Hi Friend,
I wonder if you’ll even read this. I wonder if you’ll experience dread while reading the return address… maybe I’ll leave that blank so you can postpone your dread until you read my signature.
I imagine you don’t get many letters. No offense. I just imagine nobody gets many letters, and I wish we lived in a time when people wrote letters. Even if I leave the return address blank, I wonder if you’ll know….
So I turned 29 the other day, and you didn’t call. I knew you wouldn’t. Believe me, I remember what happened on your birthday, and I knew you wouldn’t. I mostly just want to explain that although explaining it ruins the intent, and if you don’t care that’s fine.
First, I truly didn’t consciously know it was your birthday when I called. I don’t doubt that I knew it somewhere in the recesses of my mind. I think there was an element of wanting to save you from me. I know that’s dramatic, but so am I so do with that what you will.
I just felt like we were in this weird, fucked up thing where we couldn’t be together but we were still talking and I felt like we couldn’t really move on while we were still speaking. Last October, I went to this Halloween party and I called you after. The way you talked to me… I don’t know. I felt like you were trying to hurt me a little, and I don’t blame you at all. I deserve it.
So now, it’s been nearly a year since we’ve spoken which is weird. I wonder about you all the time. And I wonder if you think about me or if it worked.

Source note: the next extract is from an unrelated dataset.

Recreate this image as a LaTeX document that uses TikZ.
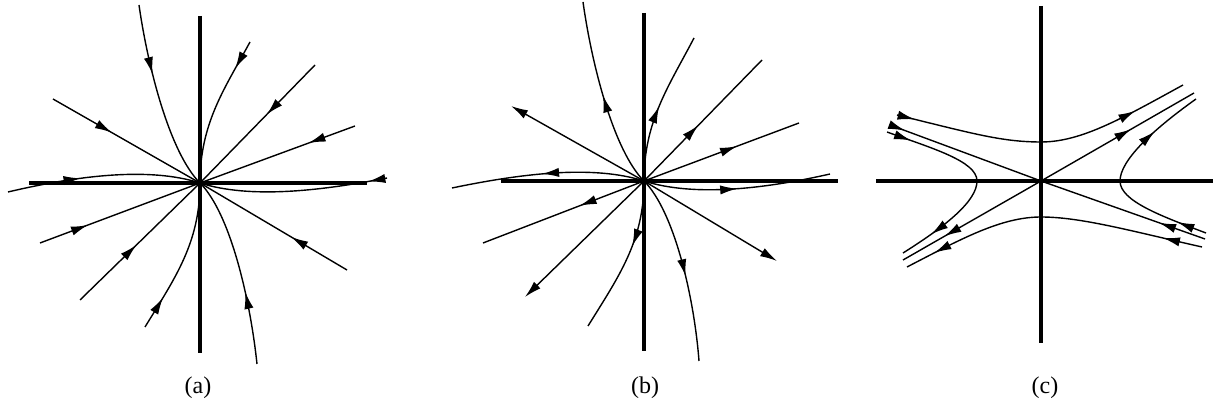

Maybe I did free you from me that night.
And I wonder if you hate me. I wouldn’t blame you for it, and I pretty much designed it so you would.
The thing is, I thought I wanted all of these things then. Status, money, a glamorous life. You are none of those things.
I gotten a glimpse into that kind of life, and now I know that I just want simple things. Love, family, happiness. You could have given me all of those things, and I’m sorry I was always too stupid to know it.
I hope this finds you well and happy. I hope you feel nothing but bitter- sweetness when you see my name, not hatred or anger. I could never feel those things about you, no matter what. You taught me about unconditional love, and I will always love you unconditionally.